Updated 2025 market insights reveal key trends in inflation, Fed policy, and global growth, highlighting earnings risks, Treasury yields, and sectoral rotations as pivotal factors shaping global sentiment.
Updated Correlations and Sentiment Overview
- US Inflation and Labor Market Dynamics: Strong December jobs data and resilient inflation (CPI expected at 0.3% MoM, 3.3% YoY core) suggest the Fed may delay rate cuts further into 2025, adding upward pressure on Treasury yields.
- Market Valuations and Earnings Expectations: High expectations for S&P 500 earnings growth, combined with rising bond yields, create potential for equity market corrections if earnings disappoint.
- Trump Policy Impacts: Speculation about tariffs and fiscal policies under the Trump administration raises concerns about inflationary pressures and global trade tensions, with potential headwinds for multinational profitability.
- Global Divergences in Growth and Monetary Policy: US economic strength contrasts with Europe‘s stagnation and Asia’s mixed recovery signals, amplifying monetary policy divergence across regions.
- Sectoral Trends: Tech growth expected to moderate, while defensive sectors like healthcare and utilities show resilience amid macro uncertainties.
- Geopolitical Risks: China’s growth stabilizes with policy support, but risks from US trade policies and regional tensions persist.
Key Sentiments Across Markets
US Markets
- Inflation and Fed Policy: The CPI report on January 15 is pivotal; higher-than-expected inflation trends could solidify delays in rate cuts, potentially boosting Treasury yields and weighing on equities.
- Earnings Season: With high EPS growth expectations (13% for 2025), any disappointment could trigger volatility.

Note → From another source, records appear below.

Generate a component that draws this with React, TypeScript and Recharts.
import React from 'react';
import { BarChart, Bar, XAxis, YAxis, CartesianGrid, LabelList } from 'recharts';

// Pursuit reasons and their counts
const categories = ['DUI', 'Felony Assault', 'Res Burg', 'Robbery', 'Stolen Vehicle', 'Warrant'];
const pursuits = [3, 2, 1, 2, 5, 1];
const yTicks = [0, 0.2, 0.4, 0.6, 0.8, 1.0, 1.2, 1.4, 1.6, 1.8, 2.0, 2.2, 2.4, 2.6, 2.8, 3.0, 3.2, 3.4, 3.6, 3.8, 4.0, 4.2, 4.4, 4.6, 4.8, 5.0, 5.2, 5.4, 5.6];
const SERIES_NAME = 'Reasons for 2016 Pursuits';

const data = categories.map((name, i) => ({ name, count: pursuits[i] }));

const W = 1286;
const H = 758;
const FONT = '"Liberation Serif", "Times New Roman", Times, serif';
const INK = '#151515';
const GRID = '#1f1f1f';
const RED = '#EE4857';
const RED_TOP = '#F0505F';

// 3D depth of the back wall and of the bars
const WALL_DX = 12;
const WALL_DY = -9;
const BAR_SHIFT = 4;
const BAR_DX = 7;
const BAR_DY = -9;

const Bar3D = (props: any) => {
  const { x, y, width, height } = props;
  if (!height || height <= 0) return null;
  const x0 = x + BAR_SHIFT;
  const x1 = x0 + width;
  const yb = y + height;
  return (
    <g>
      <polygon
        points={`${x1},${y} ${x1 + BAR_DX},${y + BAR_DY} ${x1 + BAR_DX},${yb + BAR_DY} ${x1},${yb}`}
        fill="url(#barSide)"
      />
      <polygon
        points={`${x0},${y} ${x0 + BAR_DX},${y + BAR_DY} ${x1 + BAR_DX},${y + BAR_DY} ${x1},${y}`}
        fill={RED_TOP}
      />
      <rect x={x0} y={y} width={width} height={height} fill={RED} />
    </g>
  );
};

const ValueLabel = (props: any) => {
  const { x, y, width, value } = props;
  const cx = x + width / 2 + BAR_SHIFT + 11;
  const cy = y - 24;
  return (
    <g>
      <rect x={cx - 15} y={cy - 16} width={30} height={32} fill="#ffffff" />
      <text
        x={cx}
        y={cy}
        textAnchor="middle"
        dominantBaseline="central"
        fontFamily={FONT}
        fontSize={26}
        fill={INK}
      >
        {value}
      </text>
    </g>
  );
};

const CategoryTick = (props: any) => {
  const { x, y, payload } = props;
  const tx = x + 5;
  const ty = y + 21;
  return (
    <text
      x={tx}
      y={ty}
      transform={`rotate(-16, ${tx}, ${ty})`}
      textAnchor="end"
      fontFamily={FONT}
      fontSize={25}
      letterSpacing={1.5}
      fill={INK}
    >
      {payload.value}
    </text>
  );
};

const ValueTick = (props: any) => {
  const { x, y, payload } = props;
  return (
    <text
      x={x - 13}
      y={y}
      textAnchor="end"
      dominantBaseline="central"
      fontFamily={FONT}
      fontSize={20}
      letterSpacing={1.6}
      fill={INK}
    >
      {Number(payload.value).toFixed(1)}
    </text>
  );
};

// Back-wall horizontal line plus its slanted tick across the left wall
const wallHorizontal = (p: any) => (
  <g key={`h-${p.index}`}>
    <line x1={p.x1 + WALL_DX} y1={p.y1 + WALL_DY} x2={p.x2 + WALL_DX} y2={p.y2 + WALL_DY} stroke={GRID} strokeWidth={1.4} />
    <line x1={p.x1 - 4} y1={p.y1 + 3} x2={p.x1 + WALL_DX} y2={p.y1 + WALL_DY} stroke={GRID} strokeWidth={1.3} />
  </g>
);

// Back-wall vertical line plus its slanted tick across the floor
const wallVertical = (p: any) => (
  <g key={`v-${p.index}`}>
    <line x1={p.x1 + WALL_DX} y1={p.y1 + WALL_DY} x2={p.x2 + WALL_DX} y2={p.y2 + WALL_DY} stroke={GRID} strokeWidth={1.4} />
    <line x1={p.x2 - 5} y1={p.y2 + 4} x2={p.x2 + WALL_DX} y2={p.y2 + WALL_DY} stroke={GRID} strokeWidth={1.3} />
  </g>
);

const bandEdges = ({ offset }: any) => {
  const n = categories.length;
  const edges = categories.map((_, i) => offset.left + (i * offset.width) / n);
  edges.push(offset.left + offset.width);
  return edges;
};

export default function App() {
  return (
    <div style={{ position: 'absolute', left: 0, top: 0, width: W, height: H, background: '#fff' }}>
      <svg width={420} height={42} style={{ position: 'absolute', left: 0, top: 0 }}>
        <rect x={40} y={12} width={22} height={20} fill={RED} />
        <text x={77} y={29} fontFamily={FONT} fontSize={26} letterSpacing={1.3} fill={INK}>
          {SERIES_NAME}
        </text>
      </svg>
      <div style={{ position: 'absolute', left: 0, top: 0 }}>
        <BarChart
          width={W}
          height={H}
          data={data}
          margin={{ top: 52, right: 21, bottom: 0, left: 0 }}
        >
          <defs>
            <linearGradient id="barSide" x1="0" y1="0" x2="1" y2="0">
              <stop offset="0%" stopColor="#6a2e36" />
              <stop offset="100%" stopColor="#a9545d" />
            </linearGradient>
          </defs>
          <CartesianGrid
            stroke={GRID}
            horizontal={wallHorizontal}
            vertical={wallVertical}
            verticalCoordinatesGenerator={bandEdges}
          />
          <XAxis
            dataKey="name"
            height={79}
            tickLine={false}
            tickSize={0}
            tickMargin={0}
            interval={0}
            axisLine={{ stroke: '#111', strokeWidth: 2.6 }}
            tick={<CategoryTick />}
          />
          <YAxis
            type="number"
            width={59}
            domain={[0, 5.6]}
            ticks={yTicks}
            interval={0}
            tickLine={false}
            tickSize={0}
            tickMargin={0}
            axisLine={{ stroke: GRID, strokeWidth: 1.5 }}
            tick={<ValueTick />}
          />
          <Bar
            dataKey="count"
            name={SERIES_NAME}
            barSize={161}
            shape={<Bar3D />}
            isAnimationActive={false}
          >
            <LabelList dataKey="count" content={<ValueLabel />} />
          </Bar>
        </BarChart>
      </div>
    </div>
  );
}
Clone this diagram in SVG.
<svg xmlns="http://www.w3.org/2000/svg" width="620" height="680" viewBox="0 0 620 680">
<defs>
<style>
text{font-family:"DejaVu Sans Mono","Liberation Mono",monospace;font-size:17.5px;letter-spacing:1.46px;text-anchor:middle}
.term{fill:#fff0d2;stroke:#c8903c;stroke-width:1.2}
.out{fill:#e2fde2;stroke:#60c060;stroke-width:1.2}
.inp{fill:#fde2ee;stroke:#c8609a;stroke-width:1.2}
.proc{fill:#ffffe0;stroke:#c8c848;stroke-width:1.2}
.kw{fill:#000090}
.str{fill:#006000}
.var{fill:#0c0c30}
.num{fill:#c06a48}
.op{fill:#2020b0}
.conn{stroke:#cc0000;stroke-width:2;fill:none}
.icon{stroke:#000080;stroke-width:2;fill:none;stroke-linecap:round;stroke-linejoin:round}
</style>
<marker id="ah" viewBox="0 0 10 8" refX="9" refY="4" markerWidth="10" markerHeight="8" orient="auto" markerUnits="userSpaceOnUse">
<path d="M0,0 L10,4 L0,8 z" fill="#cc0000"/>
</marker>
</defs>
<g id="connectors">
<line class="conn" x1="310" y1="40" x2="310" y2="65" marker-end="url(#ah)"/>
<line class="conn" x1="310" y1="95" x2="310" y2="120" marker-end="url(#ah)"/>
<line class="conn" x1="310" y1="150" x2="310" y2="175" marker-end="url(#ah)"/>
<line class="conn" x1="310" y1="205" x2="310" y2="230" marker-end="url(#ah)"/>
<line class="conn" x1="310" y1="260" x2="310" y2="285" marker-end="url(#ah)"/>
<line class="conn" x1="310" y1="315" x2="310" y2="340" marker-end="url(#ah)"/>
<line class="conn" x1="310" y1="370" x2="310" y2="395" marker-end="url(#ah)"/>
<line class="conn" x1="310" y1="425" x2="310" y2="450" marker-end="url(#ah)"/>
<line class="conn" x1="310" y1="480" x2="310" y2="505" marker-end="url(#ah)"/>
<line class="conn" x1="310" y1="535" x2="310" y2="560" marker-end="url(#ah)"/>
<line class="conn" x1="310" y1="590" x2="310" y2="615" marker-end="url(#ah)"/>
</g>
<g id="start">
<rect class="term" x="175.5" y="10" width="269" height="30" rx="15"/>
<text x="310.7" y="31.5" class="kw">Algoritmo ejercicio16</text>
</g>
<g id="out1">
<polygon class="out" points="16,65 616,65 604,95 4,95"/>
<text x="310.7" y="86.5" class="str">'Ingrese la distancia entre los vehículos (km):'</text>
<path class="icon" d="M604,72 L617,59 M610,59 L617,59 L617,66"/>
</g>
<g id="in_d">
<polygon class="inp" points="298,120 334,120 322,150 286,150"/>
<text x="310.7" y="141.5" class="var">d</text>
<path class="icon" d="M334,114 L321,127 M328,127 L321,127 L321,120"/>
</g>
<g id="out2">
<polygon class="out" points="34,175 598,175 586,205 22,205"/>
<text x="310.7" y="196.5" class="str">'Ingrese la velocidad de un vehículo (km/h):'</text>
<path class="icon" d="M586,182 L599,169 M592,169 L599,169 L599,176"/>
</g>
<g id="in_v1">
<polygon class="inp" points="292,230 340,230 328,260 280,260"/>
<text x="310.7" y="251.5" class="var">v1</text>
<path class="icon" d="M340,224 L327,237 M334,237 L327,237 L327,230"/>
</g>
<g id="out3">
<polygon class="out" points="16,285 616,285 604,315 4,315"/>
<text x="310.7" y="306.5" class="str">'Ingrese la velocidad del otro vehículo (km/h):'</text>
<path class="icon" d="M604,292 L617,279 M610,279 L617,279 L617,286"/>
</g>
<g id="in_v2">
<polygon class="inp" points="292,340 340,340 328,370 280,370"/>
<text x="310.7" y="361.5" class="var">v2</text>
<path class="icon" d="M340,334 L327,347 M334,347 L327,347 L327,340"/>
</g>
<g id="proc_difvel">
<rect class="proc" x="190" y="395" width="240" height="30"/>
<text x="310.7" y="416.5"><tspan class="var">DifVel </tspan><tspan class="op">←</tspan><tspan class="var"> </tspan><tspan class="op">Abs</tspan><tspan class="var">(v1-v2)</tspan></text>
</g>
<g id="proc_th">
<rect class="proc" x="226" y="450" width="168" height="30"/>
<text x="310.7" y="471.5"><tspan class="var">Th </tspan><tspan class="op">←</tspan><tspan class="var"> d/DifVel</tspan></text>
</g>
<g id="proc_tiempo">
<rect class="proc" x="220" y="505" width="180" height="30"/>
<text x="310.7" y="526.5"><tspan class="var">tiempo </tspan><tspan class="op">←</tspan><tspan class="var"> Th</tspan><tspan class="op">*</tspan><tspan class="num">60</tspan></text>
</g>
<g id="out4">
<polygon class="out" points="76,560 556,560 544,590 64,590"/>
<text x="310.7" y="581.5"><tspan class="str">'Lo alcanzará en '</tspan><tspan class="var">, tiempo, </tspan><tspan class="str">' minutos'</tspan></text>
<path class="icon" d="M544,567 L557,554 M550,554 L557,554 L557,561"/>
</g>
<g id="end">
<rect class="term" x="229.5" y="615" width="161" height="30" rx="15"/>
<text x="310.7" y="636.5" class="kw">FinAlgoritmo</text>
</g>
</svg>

Downward revisions in tech EPS momentum increase risks for overvalued sectors.
- Dollar Strength: Resilient labor and inflation data, coupled with delayed Fed easing, may strengthen the USD, impacting multinational export earnings.
European Markets
- Economic Weakness: German GDP contraction and tepid growth in France confirm Eurozone stagnation. ECB policy divergence, with more aggressive rate cuts expected, aligns with the euro weakening further against the USD.
- Sectoral Challenges: Export-heavy industries like autos and luxury face headwinds from US tariffs and slowing Chinese demand. Healthcare emerges as a relative strength sector.
Asia and Emerging Markets
- China Recovery: Temporary GDP boost (5.1% Q4 growth) driven by stimulus measures contrasts with long-term structural constraints. Trade resilience depends on demand stabilization in key markets.
- Other EMs: High inflation and fiscal constraints weigh on growth in Brazil and Argentina, while India remains a standout performer in EM growth, supported by consumer demand and moderate inflation.
Commodities and Fixed Income
- Treasury Yields: Rising yields reflect inflation concerns and delayed Fed cuts, increasing competition for equity investment.
- Energy Markets: US-China tensions and OPEC decisions could drive short-term volatility, but long-term pricing pressures remain muted.
- Gold: Higher yields and USD strength may suppress gold prices, though inflation fears could provide hedging demand.
Broader Market Implications and Strategies
- Sector Rotation: Defensive sectors like healthcare and utilities gain favor amid inflation trends uncertainty and earnings risks. Tech sector moderation creates potential tactical opportunities.
- Global Asset Allocation: Preference for US equities and bonds over underperforming European and EM assets due to economic and policy divergences.
- Currency Dynamics: A stronger USD benefits US-based investors but pressures export-reliant economies and companies.
- Inflation Monitoring: Persistent inflation across regions requires active monitoring of CPI releases and policy responses to gauge timing and extent of rate adjustments.